Flange-tube joints from fine grained steel StE 460 with unmachined welds were investigated under biaxial constant and variable amplitude loading (bending and torsion) in the range of 10(3) to 5 x 10(6) cycles to crack initiation and break-through, respectively. In order not to interfere with residual stresses they were relieved by a heat treatment. In-phase loading can be treated fairly well using the conventional hypotheses (von Mises or Tresca) on the basis of nominal, structural or local strains or stresses. But the influence of out-of-phase loading on fatigue life is severely overestimated if conventional hypotheses are used. However, the hypothesis of the effective equivalent stress that is introduced leads to fairly good predictions for constant as well as for random variable amplitude loads. Therefore, the knowledge of local strains or stresses is necessary. They are determined by boundary element analyses that are dependent on weld geometry.
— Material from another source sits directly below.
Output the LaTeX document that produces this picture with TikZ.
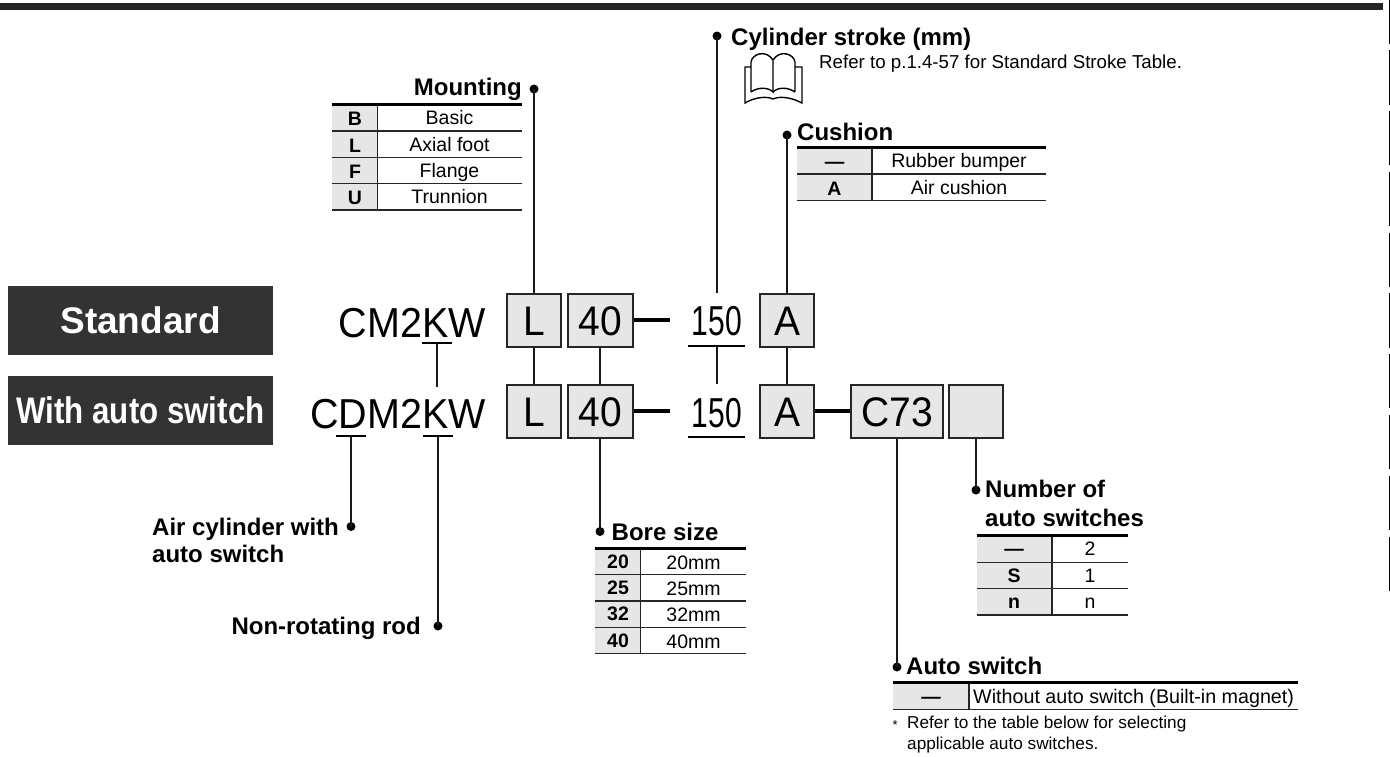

This hypothesis considers the fatigue-life-reducing influence of out-of-phase loading by taking into account the interaction of local shear stresses acting in different surface planes of the material. Further, size effects resulting from weld geometry and loading mode were included. Damage accumulation under a Gaussian spectrum can be assessed for in- and out-of-phase combined bending and torsion using an allowable damage sum of 0.35.